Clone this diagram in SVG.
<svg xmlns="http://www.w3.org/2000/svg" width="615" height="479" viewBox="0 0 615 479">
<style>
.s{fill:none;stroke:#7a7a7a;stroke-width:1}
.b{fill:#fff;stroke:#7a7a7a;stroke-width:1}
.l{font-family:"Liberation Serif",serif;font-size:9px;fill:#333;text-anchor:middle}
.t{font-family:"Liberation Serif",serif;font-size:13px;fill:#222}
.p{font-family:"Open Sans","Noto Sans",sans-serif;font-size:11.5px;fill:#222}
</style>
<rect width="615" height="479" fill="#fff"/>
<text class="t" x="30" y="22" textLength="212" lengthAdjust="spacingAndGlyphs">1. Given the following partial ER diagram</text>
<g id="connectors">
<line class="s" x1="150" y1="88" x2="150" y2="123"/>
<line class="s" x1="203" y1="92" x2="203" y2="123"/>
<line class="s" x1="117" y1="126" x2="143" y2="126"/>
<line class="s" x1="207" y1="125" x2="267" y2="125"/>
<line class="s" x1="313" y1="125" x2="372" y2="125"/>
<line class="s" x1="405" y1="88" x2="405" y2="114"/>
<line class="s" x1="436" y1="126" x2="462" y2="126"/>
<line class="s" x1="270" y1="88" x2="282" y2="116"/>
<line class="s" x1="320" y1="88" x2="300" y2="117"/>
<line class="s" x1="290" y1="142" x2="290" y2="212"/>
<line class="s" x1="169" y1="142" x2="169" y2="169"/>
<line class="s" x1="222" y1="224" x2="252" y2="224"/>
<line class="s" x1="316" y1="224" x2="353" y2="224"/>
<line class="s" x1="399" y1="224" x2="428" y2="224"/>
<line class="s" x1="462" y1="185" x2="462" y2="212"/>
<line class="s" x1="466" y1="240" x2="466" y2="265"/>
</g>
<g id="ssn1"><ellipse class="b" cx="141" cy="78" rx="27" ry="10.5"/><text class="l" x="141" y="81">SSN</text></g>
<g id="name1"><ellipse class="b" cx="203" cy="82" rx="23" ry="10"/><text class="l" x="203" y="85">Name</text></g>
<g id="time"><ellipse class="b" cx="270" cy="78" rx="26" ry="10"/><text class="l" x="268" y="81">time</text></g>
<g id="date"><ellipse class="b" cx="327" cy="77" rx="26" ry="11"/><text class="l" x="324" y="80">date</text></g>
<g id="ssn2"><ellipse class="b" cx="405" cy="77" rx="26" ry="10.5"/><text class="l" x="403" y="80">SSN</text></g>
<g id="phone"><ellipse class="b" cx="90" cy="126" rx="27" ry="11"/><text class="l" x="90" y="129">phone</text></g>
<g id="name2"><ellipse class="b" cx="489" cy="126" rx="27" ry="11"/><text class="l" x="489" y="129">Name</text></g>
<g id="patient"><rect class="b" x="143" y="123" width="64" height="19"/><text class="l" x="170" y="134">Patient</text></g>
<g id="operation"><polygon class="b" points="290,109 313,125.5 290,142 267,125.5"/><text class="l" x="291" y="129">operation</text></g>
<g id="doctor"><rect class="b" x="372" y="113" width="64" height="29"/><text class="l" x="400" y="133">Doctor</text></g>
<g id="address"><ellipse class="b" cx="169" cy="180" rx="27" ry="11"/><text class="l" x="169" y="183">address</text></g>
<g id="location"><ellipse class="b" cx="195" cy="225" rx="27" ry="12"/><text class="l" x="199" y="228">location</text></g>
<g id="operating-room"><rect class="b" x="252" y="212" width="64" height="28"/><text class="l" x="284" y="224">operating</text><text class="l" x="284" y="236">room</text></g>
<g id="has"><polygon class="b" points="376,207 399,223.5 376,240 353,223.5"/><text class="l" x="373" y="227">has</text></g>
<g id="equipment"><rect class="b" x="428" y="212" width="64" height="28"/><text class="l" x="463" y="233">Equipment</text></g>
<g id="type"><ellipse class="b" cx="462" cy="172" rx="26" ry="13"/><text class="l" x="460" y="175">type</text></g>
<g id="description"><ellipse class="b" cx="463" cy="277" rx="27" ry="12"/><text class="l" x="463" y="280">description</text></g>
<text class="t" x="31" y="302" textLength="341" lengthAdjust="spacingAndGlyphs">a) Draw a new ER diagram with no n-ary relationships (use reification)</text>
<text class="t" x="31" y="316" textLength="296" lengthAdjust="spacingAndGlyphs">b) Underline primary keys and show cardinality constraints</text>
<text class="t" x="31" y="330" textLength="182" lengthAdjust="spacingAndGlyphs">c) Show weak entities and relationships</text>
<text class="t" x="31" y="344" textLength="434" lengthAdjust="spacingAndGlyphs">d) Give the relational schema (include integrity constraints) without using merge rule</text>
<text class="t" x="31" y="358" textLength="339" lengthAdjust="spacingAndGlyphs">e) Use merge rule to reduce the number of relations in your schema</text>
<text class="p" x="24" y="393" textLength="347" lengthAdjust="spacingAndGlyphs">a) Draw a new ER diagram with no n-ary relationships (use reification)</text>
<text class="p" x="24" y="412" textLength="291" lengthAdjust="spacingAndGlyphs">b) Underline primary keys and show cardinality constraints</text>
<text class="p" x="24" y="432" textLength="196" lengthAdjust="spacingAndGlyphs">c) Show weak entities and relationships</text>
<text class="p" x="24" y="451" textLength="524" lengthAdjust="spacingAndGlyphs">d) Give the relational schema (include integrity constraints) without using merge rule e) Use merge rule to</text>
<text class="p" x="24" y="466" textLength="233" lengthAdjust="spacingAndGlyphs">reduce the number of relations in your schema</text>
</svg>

================

● Given instruction:
Once more, set down the full listing, verbatim.

● Final answer:
Clone this diagram in SVG.
<svg xmlns="http://www.w3.org/2000/svg" width="615" height="479" viewBox="0 0 615 479">
<style>
.s{fill:none;stroke:#7a7a7a;stroke-width:1}
.b{fill:#fff;stroke:#7a7a7a;stroke-width:1}
.l{font-family:"Liberation Serif",serif;font-size:9px;fill:#333;text-anchor:middle}
.t{font-family:"Liberation Serif",serif;font-size:13px;fill:#222}
.p{font-family:"Open Sans","Noto Sans",sans-serif;font-size:11.5px;fill:#222}
</style>
<rect width="615" height="479" fill="#fff"/>
<text class="t" x="30" y="22" textLength="212" lengthAdjust="spacingAndGlyphs">1. Given the following partial ER diagram</text>
<g id="connectors">
<line class="s" x1="150" y1="88" x2="150" y2="123"/>
<line class="s" x1="203" y1="92" x2="203" y2="123"/>
<line class="s" x1="117" y1="126" x2="143" y2="126"/>
<line class="s" x1="207" y1="125" x2="267" y2="125"/>
<line class="s" x1="313" y1="125" x2="372" y2="125"/>
<line class="s" x1="405" y1="88" x2="405" y2="114"/>
<line class="s" x1="436" y1="126" x2="462" y2="126"/>
<line class="s" x1="270" y1="88" x2="282" y2="116"/>
<line class="s" x1="320" y1="88" x2="300" y2="117"/>
<line class="s" x1="290" y1="142" x2="290" y2="212"/>
<line class="s" x1="169" y1="142" x2="169" y2="169"/>
<line class="s" x1="222" y1="224" x2="252" y2="224"/>
<line class="s" x1="316" y1="224" x2="353" y2="224"/>
<line class="s" x1="399" y1="224" x2="428" y2="224"/>
<line class="s" x1="462" y1="185" x2="462" y2="212"/>
<line class="s" x1="466" y1="240" x2="466" y2="265"/>
</g>
<g id="ssn1"><ellipse class="b" cx="141" cy="78" rx="27" ry="10.5"/><text class="l" x="141" y="81">SSN</text></g>
<g id="name1"><ellipse class="b" cx="203" cy="82" rx="23" ry="10"/><text class="l" x="203" y="85">Name</text></g>
<g id="time"><ellipse class="b" cx="270" cy="78" rx="26" ry="10"/><text class="l" x="268" y="81">time</text></g>
<g id="date"><ellipse class="b" cx="327" cy="77" rx="26" ry="11"/><text class="l" x="324" y="80">date</text></g>
<g id="ssn2"><ellipse class="b" cx="405" cy="77" rx="26" ry="10.5"/><text class="l" x="403" y="80">SSN</text></g>
<g id="phone"><ellipse class="b" cx="90" cy="126" rx="27" ry="11"/><text class="l" x="90" y="129">phone</text></g>
<g id="name2"><ellipse class="b" cx="489" cy="126" rx="27" ry="11"/><text class="l" x="489" y="129">Name</text></g>
<g id="patient"><rect class="b" x="143" y="123" width="64" height="19"/><text class="l" x="170" y="134">Patient</text></g>
<g id="operation"><polygon class="b" points="290,109 313,125.5 290,142 267,125.5"/><text class="l" x="291" y="129">operation</text></g>
<g id="doctor"><rect class="b" x="372" y="113" width="64" height="29"/><text class="l" x="400" y="133">Doctor</text></g>
<g id="address"><ellipse class="b" cx="169" cy="180" rx="27" ry="11"/><text class="l" x="169" y="183">address</text></g>
<g id="location"><ellipse class="b" cx="195" cy="225" rx="27" ry="12"/><text class="l" x="199" y="228">location</text></g>
<g id="operating-room"><rect class="b" x="252" y="212" width="64" height="28"/><text class="l" x="284" y="224">operating</text><text class="l" x="284" y="236">room</text></g>
<g id="has"><polygon class="b" points="376,207 399,223.5 376,240 353,223.5"/><text class="l" x="373" y="227">has</text></g>
<g id="equipment"><rect class="b" x="428" y="212" width="64" height="28"/><text class="l" x="463" y="233">Equipment</text></g>
<g id="type"><ellipse class="b" cx="462" cy="172" rx="26" ry="13"/><text class="l" x="460" y="175">type</text></g>
<g id="description"><ellipse class="b" cx="463" cy="277" rx="27" ry="12"/><text class="l" x="463" y="280">description</text></g>
<text class="t" x="31" y="302" textLength="341" lengthAdjust="spacingAndGlyphs">a) Draw a new ER diagram with no n-ary relationships (use reification)</text>
<text class="t" x="31" y="316" textLength="296" lengthAdjust="spacingAndGlyphs">b) Underline primary keys and show cardinality constraints</text>
<text class="t" x="31" y="330" textLength="182" lengthAdjust="spacingAndGlyphs">c) Show weak entities and relationships</text>
<text class="t" x="31" y="344" textLength="434" lengthAdjust="spacingAndGlyphs">d) Give the relational schema (include integrity constraints) without using merge rule</text>
<text class="t" x="31" y="358" textLength="339" lengthAdjust="spacingAndGlyphs">e) Use merge rule to reduce the number of relations in your schema</text>
<text class="p" x="24" y="393" textLength="347" lengthAdjust="spacingAndGlyphs">a) Draw a new ER diagram with no n-ary relationships (use reification)</text>
<text class="p" x="24" y="412" textLength="291" lengthAdjust="spacingAndGlyphs">b) Underline primary keys and show cardinality constraints</text>
<text class="p" x="24" y="432" textLength="196" lengthAdjust="spacingAndGlyphs">c) Show weak entities and relationships</text>
<text class="p" x="24" y="451" textLength="524" lengthAdjust="spacingAndGlyphs">d) Give the relational schema (include integrity constraints) without using merge rule e) Use merge rule to</text>
<text class="p" x="24" y="466" textLength="233" lengthAdjust="spacingAndGlyphs">reduce the number of relations in your schema</text>
</svg>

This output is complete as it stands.